| SOURCE EXCERPT |
═══

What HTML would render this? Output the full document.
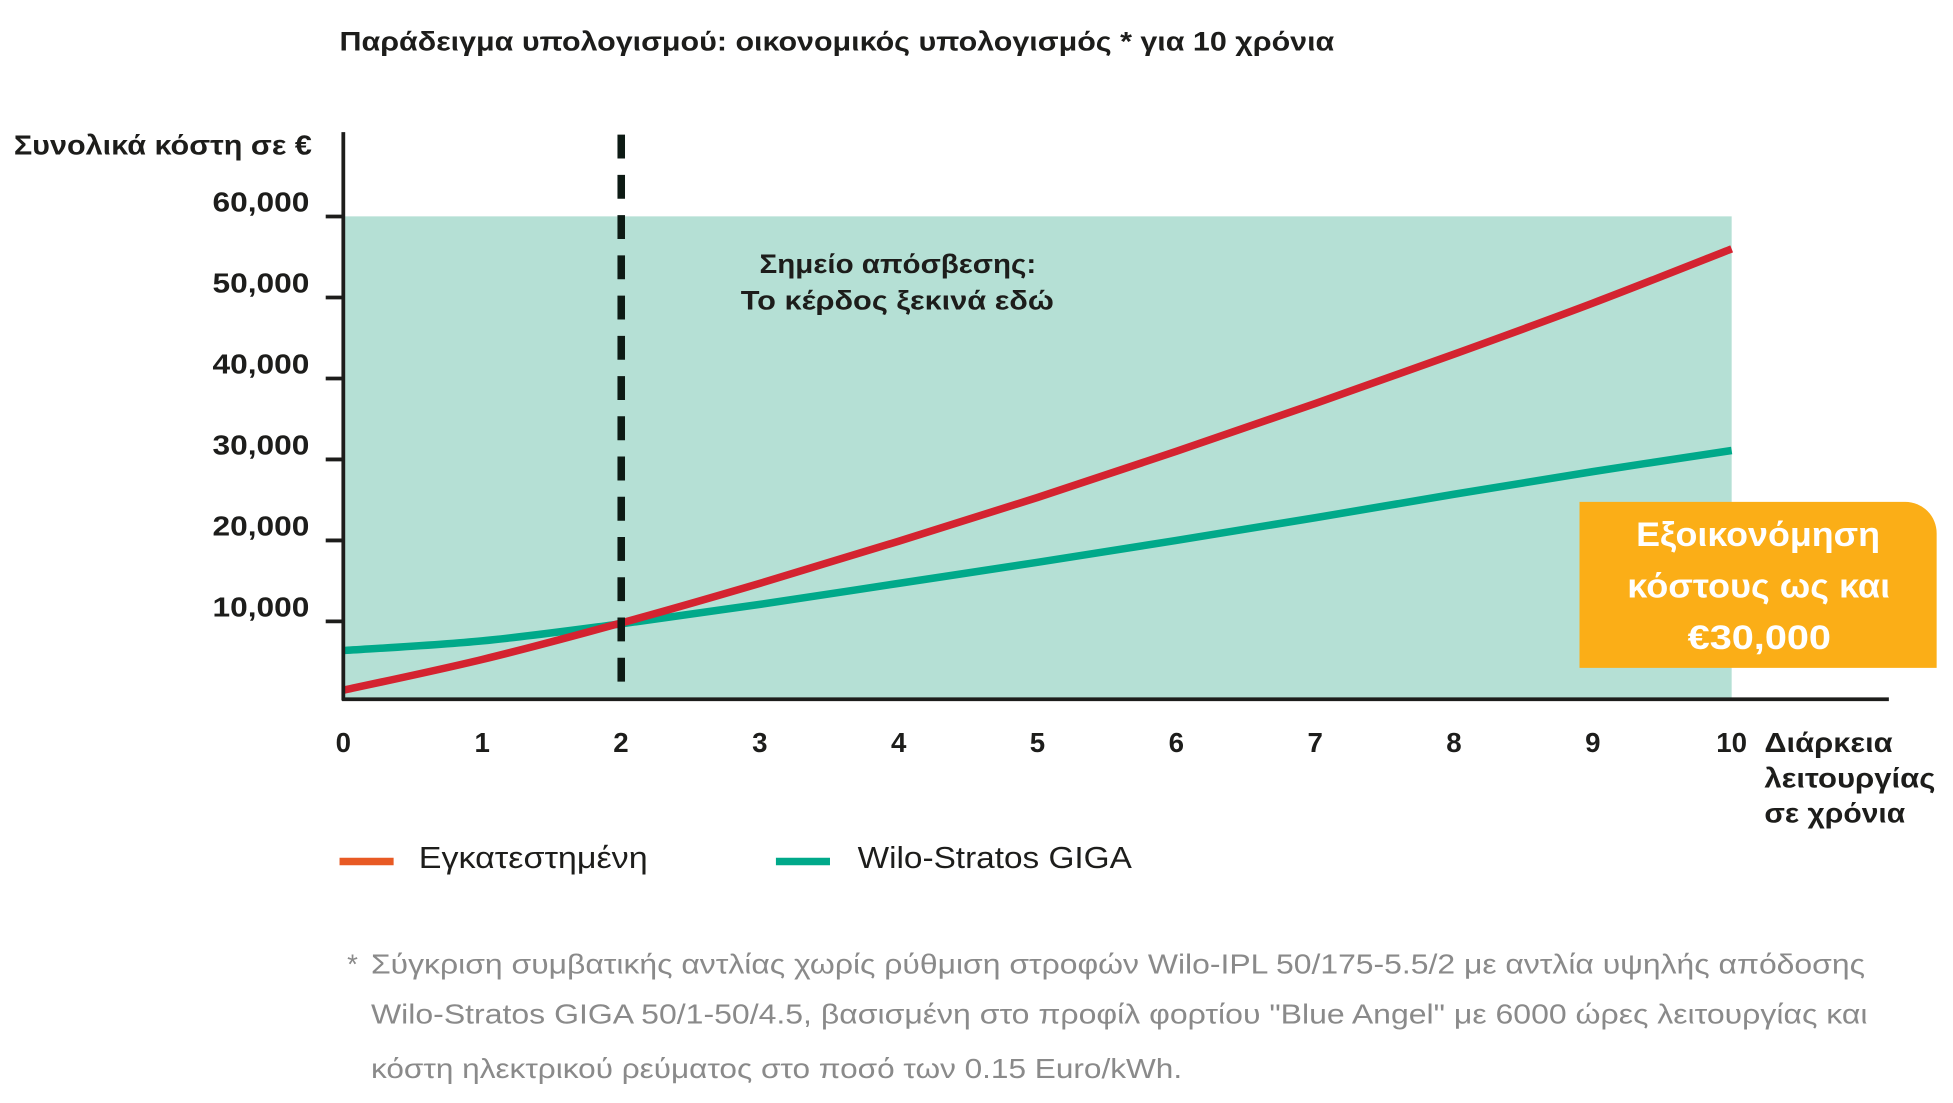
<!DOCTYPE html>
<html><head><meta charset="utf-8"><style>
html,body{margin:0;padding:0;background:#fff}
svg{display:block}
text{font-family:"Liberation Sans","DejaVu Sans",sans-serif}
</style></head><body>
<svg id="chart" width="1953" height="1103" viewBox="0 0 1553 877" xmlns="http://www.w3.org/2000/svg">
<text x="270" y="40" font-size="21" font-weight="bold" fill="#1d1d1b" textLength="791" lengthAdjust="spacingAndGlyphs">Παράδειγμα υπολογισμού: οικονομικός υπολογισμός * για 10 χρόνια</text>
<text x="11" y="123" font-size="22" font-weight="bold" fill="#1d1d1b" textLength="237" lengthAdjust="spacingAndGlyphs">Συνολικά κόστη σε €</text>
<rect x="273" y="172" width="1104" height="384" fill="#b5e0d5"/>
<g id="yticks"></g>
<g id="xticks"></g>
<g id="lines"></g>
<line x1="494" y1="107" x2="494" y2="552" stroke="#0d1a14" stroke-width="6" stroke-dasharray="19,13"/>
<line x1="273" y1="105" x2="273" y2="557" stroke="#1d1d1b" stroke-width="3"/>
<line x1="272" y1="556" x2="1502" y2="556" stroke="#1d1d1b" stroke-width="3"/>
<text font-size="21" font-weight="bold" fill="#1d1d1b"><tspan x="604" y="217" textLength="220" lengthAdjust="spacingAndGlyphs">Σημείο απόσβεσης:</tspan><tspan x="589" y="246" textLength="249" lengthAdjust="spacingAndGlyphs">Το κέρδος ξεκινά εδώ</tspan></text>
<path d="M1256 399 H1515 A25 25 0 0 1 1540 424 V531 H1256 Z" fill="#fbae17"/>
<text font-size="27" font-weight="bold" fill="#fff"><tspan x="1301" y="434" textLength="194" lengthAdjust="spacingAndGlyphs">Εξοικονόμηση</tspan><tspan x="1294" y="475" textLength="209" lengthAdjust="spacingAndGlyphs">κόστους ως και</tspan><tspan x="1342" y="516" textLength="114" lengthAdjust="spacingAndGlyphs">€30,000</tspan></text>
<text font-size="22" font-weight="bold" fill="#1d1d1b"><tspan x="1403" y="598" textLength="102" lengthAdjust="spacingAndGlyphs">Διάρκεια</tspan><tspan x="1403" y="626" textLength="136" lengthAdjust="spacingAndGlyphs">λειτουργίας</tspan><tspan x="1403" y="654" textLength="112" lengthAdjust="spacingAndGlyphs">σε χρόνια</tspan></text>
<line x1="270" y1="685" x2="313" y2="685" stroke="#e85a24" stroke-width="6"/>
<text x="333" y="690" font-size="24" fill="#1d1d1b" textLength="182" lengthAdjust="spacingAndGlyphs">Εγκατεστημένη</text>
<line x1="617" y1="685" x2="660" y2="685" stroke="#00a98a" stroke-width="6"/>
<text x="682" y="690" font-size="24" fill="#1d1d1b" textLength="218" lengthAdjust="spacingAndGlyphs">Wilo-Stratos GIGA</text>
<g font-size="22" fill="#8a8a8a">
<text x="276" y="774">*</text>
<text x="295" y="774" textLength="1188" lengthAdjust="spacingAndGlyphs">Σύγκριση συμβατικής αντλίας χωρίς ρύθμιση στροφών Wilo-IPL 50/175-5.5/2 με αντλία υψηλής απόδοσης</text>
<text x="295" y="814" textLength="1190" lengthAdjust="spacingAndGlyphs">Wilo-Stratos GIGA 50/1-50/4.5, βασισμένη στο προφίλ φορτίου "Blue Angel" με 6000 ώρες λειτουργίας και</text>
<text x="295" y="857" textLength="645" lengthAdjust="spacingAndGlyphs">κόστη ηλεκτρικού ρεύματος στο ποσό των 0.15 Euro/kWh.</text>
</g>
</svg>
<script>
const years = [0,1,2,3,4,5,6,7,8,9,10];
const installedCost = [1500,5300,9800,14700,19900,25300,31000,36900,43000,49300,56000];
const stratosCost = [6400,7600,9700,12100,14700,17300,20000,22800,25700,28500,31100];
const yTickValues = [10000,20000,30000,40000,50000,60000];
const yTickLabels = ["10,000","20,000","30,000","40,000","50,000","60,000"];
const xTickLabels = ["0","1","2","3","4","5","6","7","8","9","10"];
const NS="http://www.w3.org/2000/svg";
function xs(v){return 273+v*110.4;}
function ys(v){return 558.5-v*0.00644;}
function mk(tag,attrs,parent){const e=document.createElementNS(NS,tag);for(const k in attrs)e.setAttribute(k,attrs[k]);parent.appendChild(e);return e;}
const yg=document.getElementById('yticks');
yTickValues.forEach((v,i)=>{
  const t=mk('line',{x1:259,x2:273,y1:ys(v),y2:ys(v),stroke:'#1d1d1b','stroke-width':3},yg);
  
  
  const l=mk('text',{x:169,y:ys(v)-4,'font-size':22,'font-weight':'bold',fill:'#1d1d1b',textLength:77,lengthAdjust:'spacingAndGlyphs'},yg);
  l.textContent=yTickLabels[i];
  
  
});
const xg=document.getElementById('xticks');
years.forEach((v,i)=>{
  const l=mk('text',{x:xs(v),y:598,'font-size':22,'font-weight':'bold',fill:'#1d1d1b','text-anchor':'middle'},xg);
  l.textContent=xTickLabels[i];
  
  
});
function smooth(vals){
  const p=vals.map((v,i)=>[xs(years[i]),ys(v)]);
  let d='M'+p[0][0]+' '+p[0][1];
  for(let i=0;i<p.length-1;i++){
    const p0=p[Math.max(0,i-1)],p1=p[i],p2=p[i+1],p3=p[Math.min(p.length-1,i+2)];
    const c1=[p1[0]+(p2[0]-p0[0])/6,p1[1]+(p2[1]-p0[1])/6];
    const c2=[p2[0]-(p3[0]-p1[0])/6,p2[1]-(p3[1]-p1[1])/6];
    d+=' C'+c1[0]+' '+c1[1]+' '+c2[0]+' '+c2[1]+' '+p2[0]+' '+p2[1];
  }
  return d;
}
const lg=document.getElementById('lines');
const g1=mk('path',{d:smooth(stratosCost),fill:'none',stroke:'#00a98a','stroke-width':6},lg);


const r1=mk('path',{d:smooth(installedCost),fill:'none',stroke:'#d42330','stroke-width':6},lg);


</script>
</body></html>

═══

| INSTRUCTIONS FOR THE TASK |
Every line of the material is to be quoted exactly, with no pictures carried over.

| SOLVED EXERCISE |
What HTML would render this? Output the full document.
<!DOCTYPE html>
<html><head><meta charset="utf-8"><style>
html,body{margin:0;padding:0;background:#fff}
svg{display:block}
text{font-family:"Liberation Sans","DejaVu Sans",sans-serif}
</style></head><body>
<svg id="chart" width="1953" height="1103" viewBox="0 0 1553 877" xmlns="http://www.w3.org/2000/svg">
<text x="270" y="40" font-size="21" font-weight="bold" fill="#1d1d1b" textLength="791" lengthAdjust="spacingAndGlyphs">Παράδειγμα υπολογισμού: οικονομικός υπολογισμός * για 10 χρόνια</text>
<text x="11" y="123" font-size="22" font-weight="bold" fill="#1d1d1b" textLength="237" lengthAdjust="spacingAndGlyphs">Συνολικά κόστη σε €</text>
<rect x="273" y="172" width="1104" height="384" fill="#b5e0d5"/>
<g id="yticks"></g>
<g id="xticks"></g>
<g id="lines"></g>
<line x1="494" y1="107" x2="494" y2="552" stroke="#0d1a14" stroke-width="6" stroke-dasharray="19,13"/>
<line x1="273" y1="105" x2="273" y2="557" stroke="#1d1d1b" stroke-width="3"/>
<line x1="272" y1="556" x2="1502" y2="556" stroke="#1d1d1b" stroke-width="3"/>
<text font-size="21" font-weight="bold" fill="#1d1d1b"><tspan x="604" y="217" textLength="220" lengthAdjust="spacingAndGlyphs">Σημείο απόσβεσης:</tspan><tspan x="589" y="246" textLength="249" lengthAdjust="spacingAndGlyphs">Το κέρδος ξεκινά εδώ</tspan></text>
<path d="M1256 399 H1515 A25 25 0 0 1 1540 424 V531 H1256 Z" fill="#fbae17"/>
<text font-size="27" font-weight="bold" fill="#fff"><tspan x="1301" y="434" textLength="194" lengthAdjust="spacingAndGlyphs">Εξοικονόμηση</tspan><tspan x="1294" y="475" textLength="209" lengthAdjust="spacingAndGlyphs">κόστους ως και</tspan><tspan x="1342" y="516" textLength="114" lengthAdjust="spacingAndGlyphs">€30,000</tspan></text>
<text font-size="22" font-weight="bold" fill="#1d1d1b"><tspan x="1403" y="598" textLength="102" lengthAdjust="spacingAndGlyphs">Διάρκεια</tspan><tspan x="1403" y="626" textLength="136" lengthAdjust="spacingAndGlyphs">λειτουργίας</tspan><tspan x="1403" y="654" textLength="112" lengthAdjust="spacingAndGlyphs">σε χρόνια</tspan></text>
<line x1="270" y1="685" x2="313" y2="685" stroke="#e85a24" stroke-width="6"/>
<text x="333" y="690" font-size="24" fill="#1d1d1b" textLength="182" lengthAdjust="spacingAndGlyphs">Εγκατεστημένη</text>
<line x1="617" y1="685" x2="660" y2="685" stroke="#00a98a" stroke-width="6"/>
<text x="682" y="690" font-size="24" fill="#1d1d1b" textLength="218" lengthAdjust="spacingAndGlyphs">Wilo-Stratos GIGA</text>
<g font-size="22" fill="#8a8a8a">
<text x="276" y="774">*</text>
<text x="295" y="774" textLength="1188" lengthAdjust="spacingAndGlyphs">Σύγκριση συμβατικής αντλίας χωρίς ρύθμιση στροφών Wilo-IPL 50/175-5.5/2 με αντλία υψηλής απόδοσης</text>
<text x="295" y="814" textLength="1190" lengthAdjust="spacingAndGlyphs">Wilo-Stratos GIGA 50/1-50/4.5, βασισμένη στο προφίλ φορτίου "Blue Angel" με 6000 ώρες λειτουργίας και</text>
<text x="295" y="857" textLength="645" lengthAdjust="spacingAndGlyphs">κόστη ηλεκτρικού ρεύματος στο ποσό των 0.15 Euro/kWh.</text>
</g>
</svg>
<script>
const years = [0,1,2,3,4,5,6,7,8,9,10];
const installedCost = [1500,5300,9800,14700,19900,25300,31000,36900,43000,49300,56000];
const stratosCost = [6400,7600,9700,12100,14700,17300,20000,22800,25700,28500,31100];
const yTickValues = [10000,20000,30000,40000,50000,60000];
const yTickLabels = ["10,000","20,000","30,000","40,000","50,000","60,000"];
const xTickLabels = ["0","1","2","3","4","5","6","7","8","9","10"];
const NS="http://www.w3.org/2000/svg";
function xs(v){return 273+v*110.4;}
function ys(v){return 558.5-v*0.00644;}
function mk(tag,attrs,parent){const e=document.createElementNS(NS,tag);for(const k in attrs)e.setAttribute(k,attrs[k]);parent.appendChild(e);return e;}
const yg=document.getElementById('yticks');
yTickValues.forEach((v,i)=>{
  const t=mk('line',{x1:259,x2:273,y1:ys(v),y2:ys(v),stroke:'#1d1d1b','stroke-width':3},yg);
  
  
  const l=mk('text',{x:169,y:ys(v)-4,'font-size':22,'font-weight':'bold',fill:'#1d1d1b',textLength:77,lengthAdjust:'spacingAndGlyphs'},yg);
  l.textContent=yTickLabels[i];
  
  
});
const xg=document.getElementById('xticks');
years.forEach((v,i)=>{
  const l=mk('text',{x:xs(v),y:598,'font-size':22,'font-weight':'bold',fill:'#1d1d1b','text-anchor':'middle'},xg);
  l.textContent=xTickLabels[i];
  
  
});
function smooth(vals){
  const p=vals.map((v,i)=>[xs(years[i]),ys(v)]);
  let d='M'+p[0][0]+' '+p[0][1];
  for(let i=0;i<p.length-1;i++){
    const p0=p[Math.max(0,i-1)],p1=p[i],p2=p[i+1],p3=p[Math.min(p.length-1,i+2)];
    const c1=[p1[0]+(p2[0]-p0[0])/6,p1[1]+(p2[1]-p0[1])/6];
    const c2=[p2[0]-(p3[0]-p1[0])/6,p2[1]-(p3[1]-p1[1])/6];
    d+=' C'+c1[0]+' '+c1[1]+' '+c2[0]+' '+c2[1]+' '+p2[0]+' '+p2[1];
  }
  return d;
}
const lg=document.getElementById('lines');
const g1=mk('path',{d:smooth(stratosCost),fill:'none',stroke:'#00a98a','stroke-width':6},lg);


const r1=mk('path',{d:smooth(installedCost),fill:'none',stroke:'#d42330','stroke-width':6},lg);


</script>
</body></html>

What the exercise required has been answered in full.